Из царства мертвых (Буало-Нарсежак) - страница 93

Ее оборвал возглас. Точнее, крик. Всплеснув руками, старушка прошептала:

— Боже мой!.. Что-то случилось!

Сильвен подумал то же самое. Лицо его перекосилось, он резко развернулся и бросился бежать к дому. Из чердачного окошка по плечи высунулся Франсуа. Он был белей полотна, шумно дышал, словно после драки.

— Что там? — крикнул Сильвен.

Франсуа перегнулся, замотал головой.

— Нет-нет… Только не вы!.. Не поднимайтесь! — забормотал он. — Маргарита!

— Новая беда! — сказала подоспевшая Маргарита.

Она опередила Сильвена и, подхватив юбки, кинулась к лестнице. Сильвен даже не пытался ее догнать. Он спотыкался чуть не на каждой ступени. Он уже знал. Ему хотелось сесть и ждать… Какой смысл торопить последнее испытание? Она и сама это предвидела. А он вообще с самого начала был уверен, что все здесь обречены. Все! Одна лишь смерть задержалась, его собственная. Ему казалось, что он уже ослаб и обмяк, как умирающий. С каждой ступенькой шаг его становился тише и тише. Откуда-то раздавался шум… Кто-то стонал… Все вокруг кружилось и вертелось. Вот площадка второго этажа, еще один лестничный пролет. Но ничего не узнать. Стены, стены давят со всех сторон. Никогда ему не вырваться из захлопнувшейся западни. Он цеплялся за перила и балясины, как узник — за решетку камеры. Может, сейчас он проснется? И этот дом с пустыми комнатами исчезнет?

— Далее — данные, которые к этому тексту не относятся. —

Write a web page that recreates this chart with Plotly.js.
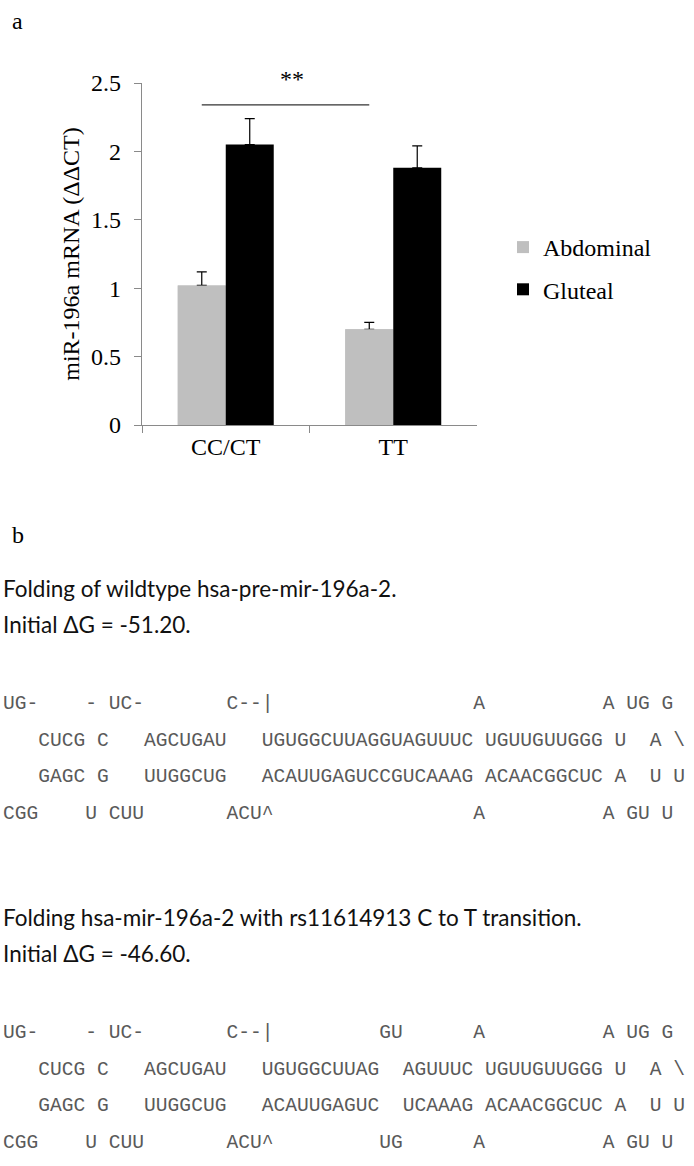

Навстречу выбежал Франсуа. Да! Это был Франсуа. Он что-то говорил… О Симоне. К чему столько церемоний? Кто же, кроме нее… Чердак был в двух шагах.

Уже видны стропила, балки, железные перекладины с огромными болтами, распахнутое окно и синее-синее небо. Все четко, реально, неопровержимо. Кто-то плакал… Слева у самого входа — портняжный стол и манекен на винтовой ножке, как вращающийся табурет для пианино. Симона лежала чуть дальше, на полу. Не валялась, а именно лежала. Ее положили ровно, как сосуд с драгоценной влагой, которую боялись расплескать. Сосуд! Тоже очень точно! Крови не было ни капли. Из груди странно, неуместно торчала черная рукоять ножа. Как в буханке хлеба, думалось невольно. Хотелось схватить нож и крикнуть: «Вот убийца!» Кто знает, может, ножи и в самом деле испытывают порой жажду убийства, как люди?

Маргарита плакала. Старая дура! Лучше б они с Франсуа уехали. Сейчас опоздают на автобус, придется потом терпеть их соболезнования, будут толкаться рядом, утешать, советовать. Они не уходили, как будто имели права на Симону. Как им объяснить, что Симона принадлежала только ему, она была его сестрой, и только он может ею распоряжаться. Он хотел бы вытянуться рядом с ее телом, проникнуться покоем небытия. На Симоне было то же платье, что и накануне. Глаза закрыты. Она спала, не затаив злобы против живых. Падавший на пол солнечный луч коснулся ее правой туфли. Руки аккуратно сложены. Вдруг ее кисти стали расползаться, двоиться, терять форму, судорожно задергались, как кадр плохо заправленной кинопленки. Сильвен поднял к глазам кулаки. Теперь он тоже плакал, рыдал. Все накопившиеся с незапамятных времен слезы вылились сразу. Он освободился от мучившего его все детство и всю юность желания выплакаться. Он один. Симона его не видит, она не спросит: «Разве ты несчастлив?»